I have used a little different method, but it is not so foolproof in case of an error. It can, however, be built without using exotic analog parts. If you
know what you are doing, then you can measure the line directly by using a difference amplifier with suitable input resistors.
That means at least 3 or 4 big resistors in series to mains in each "leg" of the difference amplifier inputs. Resistors should be chosen so that in case of one or two short circuit failures, the leakage current is still not lethal. I'd use something like 470k-1M? resistors. 4x 470k resistors in series leak about 120 µA from mains, which is much less than leakage current of ordinary mains line filter (about 300 µA) (like used on a computer PSU). Two short circuit failures on the resistor chain increase current to 245 µA which is still less.
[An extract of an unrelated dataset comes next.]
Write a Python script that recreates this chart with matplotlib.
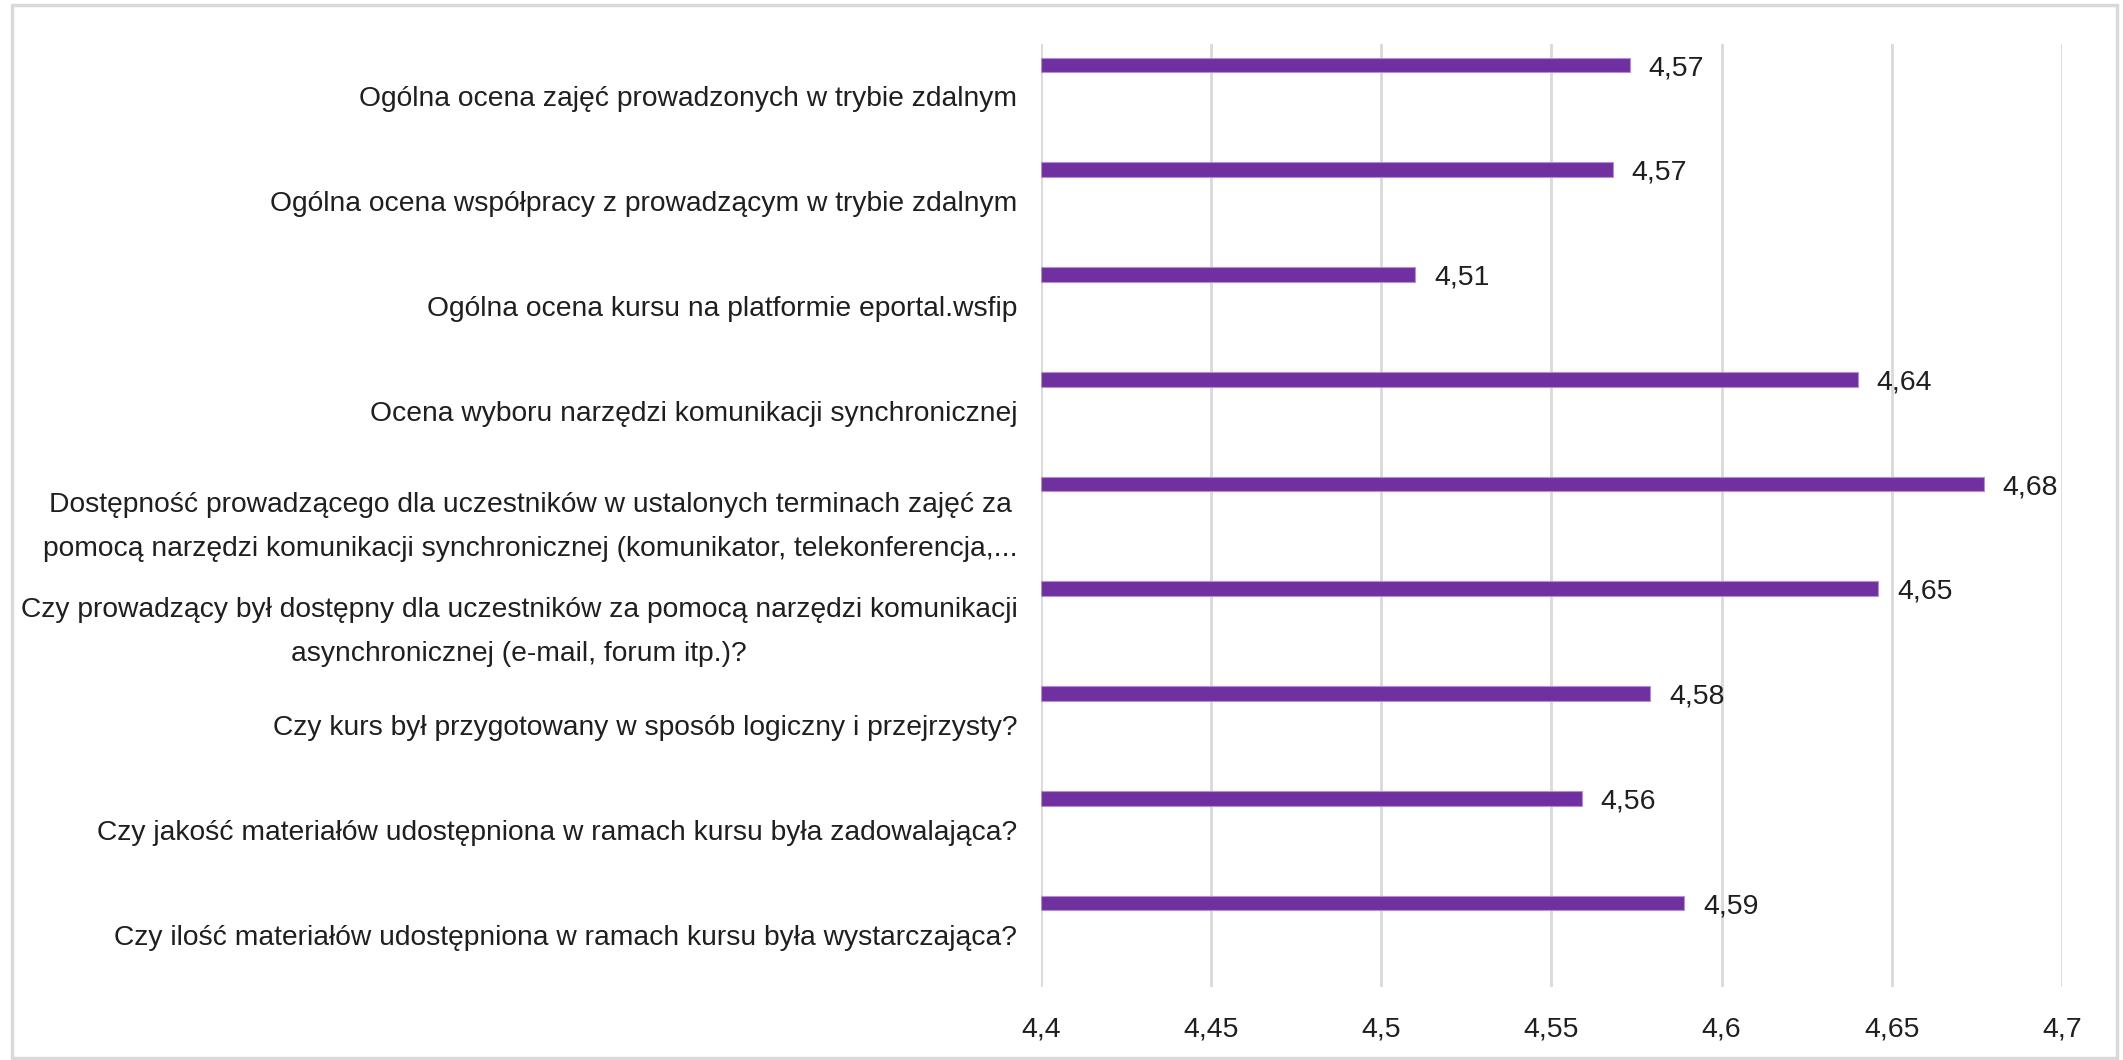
import matplotlib
matplotlib.use("Agg")
import matplotlib.pyplot as plt
from matplotlib.patches import Rectangle

# Data (top to bottom)
categories = [
    "Ogólna ocena zajęć prowadzonych w trybie zdalnym",
    "Ogólna ocena współpracy z prowadzącym w trybie zdalnym",
    "Ogólna ocena kursu na platformie eportal.wsfip",
    "Ocena wyboru narzędzi komunikacji synchronicznej",
    "Dostępność prowadzącego dla uczestników w ustalonych terminach zajęć za\n"
    "pomocą narzędzi komunikacji synchronicznej (komunikator, telekonferencja,...",
    "Czy prowadzący był dostępny dla uczestników za pomocą narzędzi komunikacji\n"
    "asynchronicznej (e-mail, forum itp.)?",
    "Czy kurs był przygotowany w sposób logiczny i przejrzysty?",
    "Czy jakość materiałów udostępniona w ramach kursu była zadowalająca?",
    "Czy ilość materiałów udostępniona w ramach kursu była wystarczająca?",
]
values = [4.573, 4.568, 4.510, 4.640, 4.677, 4.646, 4.579, 4.559, 4.589]
xticks = [4.4, 4.45, 4.5, 4.55, 4.6, 4.65, 4.7]

plt.rcParams['font.family'] = ['Liberation Sans', 'DejaVu Sans']
text_color = '#1f1f1f'
bar_color = '#7030A0'
grid_color = '#d9d9d9'

fig = plt.figure(figsize=(21.23, 10.60), dpi=100)
ax = fig.add_axes([0.4903, 0.0689, 0.4810, 0.8896])

pos = list(range(len(categories)))
bar_pos = [p - 0.30 for p in pos]
ax.barh(bar_pos, [v - 4.4 for v in values], left=4.4, height=0.14,
        color=bar_color, edgecolor='#b48fd0', linewidth=0.8, zorder=3)

for y, v in zip(bar_pos, values):
    ax.text(v + 0.0055, y + 0.03, f"{v:.2f}".replace('.', ','), va='center', ha='left',
            fontsize=20.5, color=text_color)

ax.set_xlim(4.4, 4.7)
ax.set_ylim(len(categories) - 0.5, -0.5)
ax.set_xticks(xticks)
ax.set_xticklabels([f"{t:g}".replace('.', ',') for t in xticks], fontsize=20.5, color=text_color)
ax.set_yticks(pos)
ax.set_yticklabels(categories, fontsize=20.3, color=text_color, multialignment='center',
                   linespacing=1.9)
ax.tick_params(axis='both', length=0)
ax.tick_params(axis='y', pad=17)
ax.tick_params(axis='x', pad=21)
ax.grid(axis='x', color=grid_color, linewidth=2, zorder=0)
for s in ax.spines.values():
    s.set_visible(False)

# light frame around the chart
fig.patches.append(Rectangle((12 / 2123, 2 / 1060), 2105 / 2123, 1053 / 1060,
                             transform=fig.transFigure, fill=False,
                             edgecolor=grid_color, linewidth=2.5))

fig.savefig("out.png", dpi=100)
Do not use single resistor in any case. Ordinary resistors are only rated about 200 volts, and you'll want that single short circuit failure will not cause hazard.
You can see the schematic
here. That schematic contains other things too, but the voltage measurement amplifier is built around U1. Umeas_cm needs to be at middle voltage of your ADC conversion range. In other words, if you are using 5 volt reference to the ADC, then Umeas_cm is 2.5 volts. That can be quite easily achieved by just with resistor divider. Upre goes into your µC ADC input. If you want to use filtering, I suggest that cut-off is set at least to 20 kHz or so.
Then the resulting amplifier output can be directly sampled by µC ADC and true RMS value can be calculated in the µC. This is much cheaper (and accurate) than analog RMS chip & ADC approach, although it needs care when designing the input stage and some thought when RMS is calculated. Also, the RMS calculation period should be integral multiple of the line period.
Regards,
Janne